[BEGIN]

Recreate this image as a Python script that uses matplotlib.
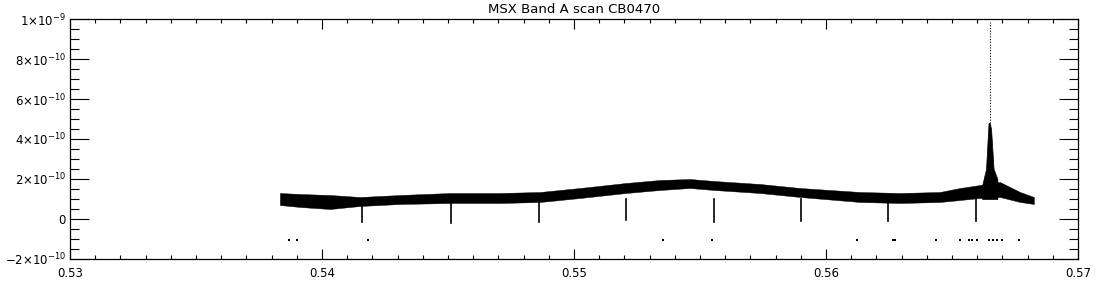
import numpy as np
import matplotlib
matplotlib.use('Agg')
import matplotlib.pyplot as plt
from matplotlib.ticker import MultipleLocator, FixedLocator

plt.rcParams['mathtext.fontset'] = 'dejavusans'

# envelope of the noisy scan (wavelength, upper, lower)
wave = [0.53833, 0.53913, 0.54032, 0.54151, 0.54310, 0.54508, 0.54706, 0.54865,
        0.55024, 0.55206, 0.55341, 0.55460, 0.55556, 0.55738, 0.55897, 0.56135,
        0.56294, 0.56452, 0.56532, 0.56611, 0.56690, 0.56770, 0.56825]
upper = [1.30, 1.25, 1.20, 1.10, 1.20, 1.30, 1.30, 1.35, 1.55, 1.80, 1.95, 2.00,
         1.90, 1.75, 1.55, 1.35, 1.30, 1.35, 1.55, 1.70, 1.85, 1.35, 1.10]
lower = [0.70, 0.60, 0.50, 0.65, 0.75, 0.80, 0.80, 0.85, 1.05, 1.30, 1.45, 1.55,
         1.45, 1.30, 1.10, 0.85, 0.80, 0.85, 0.95, 1.05, 1.10, 0.85, 0.75]

# narrow dips (position, bottom value)
dip_x = [0.54159, 0.54512, 0.54861, 0.55206, 0.55556, 0.55901, 0.56246, 0.56595]
dip_bottom = [-0.15, -0.20, -0.15, -0.05, -0.15, -0.10, -0.10, -0.12]

# emission spike
spike_x = [0.56620, 0.56635, 0.56645, 0.56650, 0.56655, 0.56665, 0.56680]
spike_y = [1.70, 2.50, 4.80, 4.80, 4.50, 2.50, 2.00]
peak_x = 0.56650
peak_top = 9.85

# scattered low points
dot_x = [0.53869, 0.53901, 0.54183, 0.55353, 0.55548, 0.56123, 0.56266, 0.56274,
         0.56437, 0.56532, 0.56567, 0.56579, 0.56599, 0.56647, 0.56663, 0.56679,
         0.56698, 0.56766]
dot_y = -1.05

x_ticks = [0.53, 0.54, 0.55, 0.56, 0.57]
x_labels = ['0.53', '0.54', '0.55', '0.56', '0.57']
y_ticks = [-2e-10, 0, 2e-10, 4e-10, 6e-10, 8e-10, 1e-9]
y_labels = [r'$-2{\times}10^{-10}$', '0', r'$2{\times}10^{-10}$', r'$4{\times}10^{-10}$',
            r'$6{\times}10^{-10}$', r'$8{\times}10^{-10}$', r'$1{\times}10^{-9}$']

scale = 1e-10

fig = plt.figure(figsize=(11, 3), dpi=100)
ax = fig.add_axes([70 / 1100, 41 / 300, 1008 / 1100, 240 / 300])

ax.fill_between(wave, np.array(lower) * scale, np.array(upper) * scale,
                color='black', lw=0.3)
for x, b in zip(dip_x, dip_bottom):
    ax.plot([x, x], [1.0 * scale, b * scale], color='black', lw=1.2)
ax.fill_between(spike_x, np.array(spike_y) * scale, 1.0 * scale, color='black', lw=0.5)
ax.plot([peak_x, peak_x], [4.8 * scale, peak_top * scale], color='black',
        lw=0.8, ls=(0, (1, 1.5)))
ax.scatter(dot_x, [dot_y * scale] * len(dot_x), s=0.6, color='black', marker='s', lw=0)

ax.set_xlim(0.53, 0.57)
ax.set_ylim(-2e-10, 1e-9)
ax.set_title('MSX Band A scan CB0470', fontsize=9.5, pad=4)

ax.xaxis.set_major_locator(FixedLocator(x_ticks))
ax.xaxis.set_minor_locator(MultipleLocator(0.001))
ax.set_xticklabels(x_labels)
ax.yaxis.set_major_locator(FixedLocator(y_ticks))
ax.yaxis.set_minor_locator(MultipleLocator(0.5e-10))
ax.set_yticklabels(y_labels)

ax.tick_params(axis='both', which='both', direction='in', top=True, right=True,
               labelsize=8.5, width=0.8, colors='black')
ax.tick_params(axis='x', which='major', length=7, pad=6)
ax.tick_params(axis='x', which='minor', length=3)
ax.tick_params(axis='y', which='major', length=13.5, pad=3)
ax.tick_params(axis='y', which='minor', length=6.5)
for s in ax.spines.values():
    s.set_linewidth(0.9)

fig.savefig('out.png', dpi=100)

[END]

[What needs to be done]:
List the lines that contain the word "matplotlib".

[Written response]:
Recreate this image as a Python script that uses matplotlib.
import matplotlib
matplotlib.use('Agg')
import matplotlib.pyplot as plt
from matplotlib.ticker import MultipleLocator, FixedLocator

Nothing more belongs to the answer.